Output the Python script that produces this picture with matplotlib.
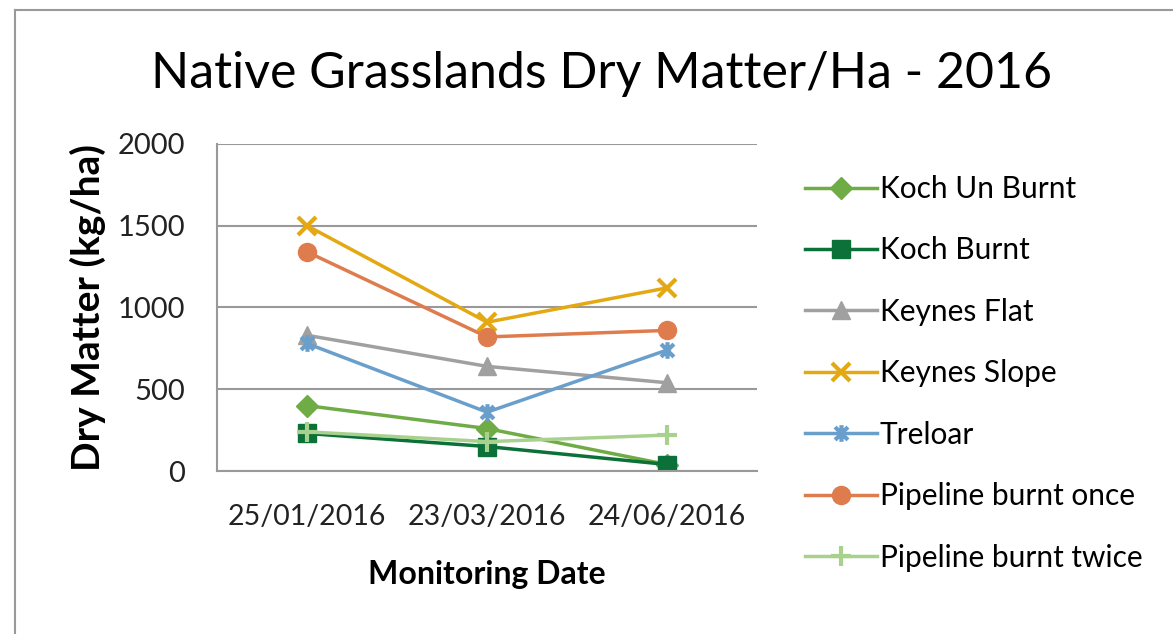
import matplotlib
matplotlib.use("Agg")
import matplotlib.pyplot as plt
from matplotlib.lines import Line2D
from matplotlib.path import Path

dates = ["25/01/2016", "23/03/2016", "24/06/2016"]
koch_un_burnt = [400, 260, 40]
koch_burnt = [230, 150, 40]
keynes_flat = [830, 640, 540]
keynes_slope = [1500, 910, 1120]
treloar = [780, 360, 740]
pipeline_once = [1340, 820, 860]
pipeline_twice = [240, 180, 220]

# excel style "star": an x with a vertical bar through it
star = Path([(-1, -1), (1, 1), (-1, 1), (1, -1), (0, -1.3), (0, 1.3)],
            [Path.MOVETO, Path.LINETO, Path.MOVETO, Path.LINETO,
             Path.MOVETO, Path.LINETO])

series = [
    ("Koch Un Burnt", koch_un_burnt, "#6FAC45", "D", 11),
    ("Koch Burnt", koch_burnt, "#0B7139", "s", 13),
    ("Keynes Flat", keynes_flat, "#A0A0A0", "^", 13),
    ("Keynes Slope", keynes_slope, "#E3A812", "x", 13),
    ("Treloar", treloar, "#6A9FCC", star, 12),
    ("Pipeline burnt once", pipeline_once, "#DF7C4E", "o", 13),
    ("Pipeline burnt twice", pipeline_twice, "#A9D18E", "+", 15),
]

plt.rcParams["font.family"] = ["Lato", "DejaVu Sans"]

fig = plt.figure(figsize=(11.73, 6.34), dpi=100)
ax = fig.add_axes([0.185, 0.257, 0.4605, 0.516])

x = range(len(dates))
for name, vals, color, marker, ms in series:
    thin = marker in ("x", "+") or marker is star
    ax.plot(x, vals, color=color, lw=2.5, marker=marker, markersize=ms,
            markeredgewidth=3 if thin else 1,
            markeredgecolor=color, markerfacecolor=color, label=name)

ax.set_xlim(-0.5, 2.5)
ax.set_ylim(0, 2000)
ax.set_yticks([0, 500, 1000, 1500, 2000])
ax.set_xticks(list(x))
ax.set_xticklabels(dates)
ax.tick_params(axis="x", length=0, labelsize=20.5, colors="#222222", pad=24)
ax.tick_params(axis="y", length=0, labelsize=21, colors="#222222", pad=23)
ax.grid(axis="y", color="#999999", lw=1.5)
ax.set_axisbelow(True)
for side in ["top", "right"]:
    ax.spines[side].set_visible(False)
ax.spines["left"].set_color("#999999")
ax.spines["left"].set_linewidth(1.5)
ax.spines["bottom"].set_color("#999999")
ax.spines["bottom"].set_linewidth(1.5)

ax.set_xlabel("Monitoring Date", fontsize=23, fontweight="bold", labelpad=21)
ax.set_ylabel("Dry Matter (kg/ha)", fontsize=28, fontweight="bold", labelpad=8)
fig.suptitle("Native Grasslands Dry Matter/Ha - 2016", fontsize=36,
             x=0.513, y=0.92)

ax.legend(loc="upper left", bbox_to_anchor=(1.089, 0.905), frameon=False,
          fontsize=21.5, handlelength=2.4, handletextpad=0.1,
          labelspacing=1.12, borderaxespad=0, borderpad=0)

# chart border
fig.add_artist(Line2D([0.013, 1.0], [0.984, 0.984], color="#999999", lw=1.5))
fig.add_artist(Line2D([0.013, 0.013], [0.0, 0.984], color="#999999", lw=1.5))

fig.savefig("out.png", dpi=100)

·····

### Directive
Give back exactly the lines from the first line of the data through the line with "pipeline_twice = [240, 180, 220]", pictures excluded.

### Written answer
Output the Python script that produces this picture with matplotlib.
import matplotlib
matplotlib.use("Agg")
import matplotlib.pyplot as plt
from matplotlib.lines import Line2D
from matplotlib.path import Path

dates = ["25/01/2016", "23/03/2016", "24/06/2016"]
koch_un_burnt = [400, 260, 40]
koch_burnt = [230, 150, 40]
keynes_flat = [830, 640, 540]
keynes_slope = [1500, 910, 1120]
treloar = [780, 360, 740]
pipeline_once = [1340, 820, 860]
pipeline_twice = [240, 180, 220]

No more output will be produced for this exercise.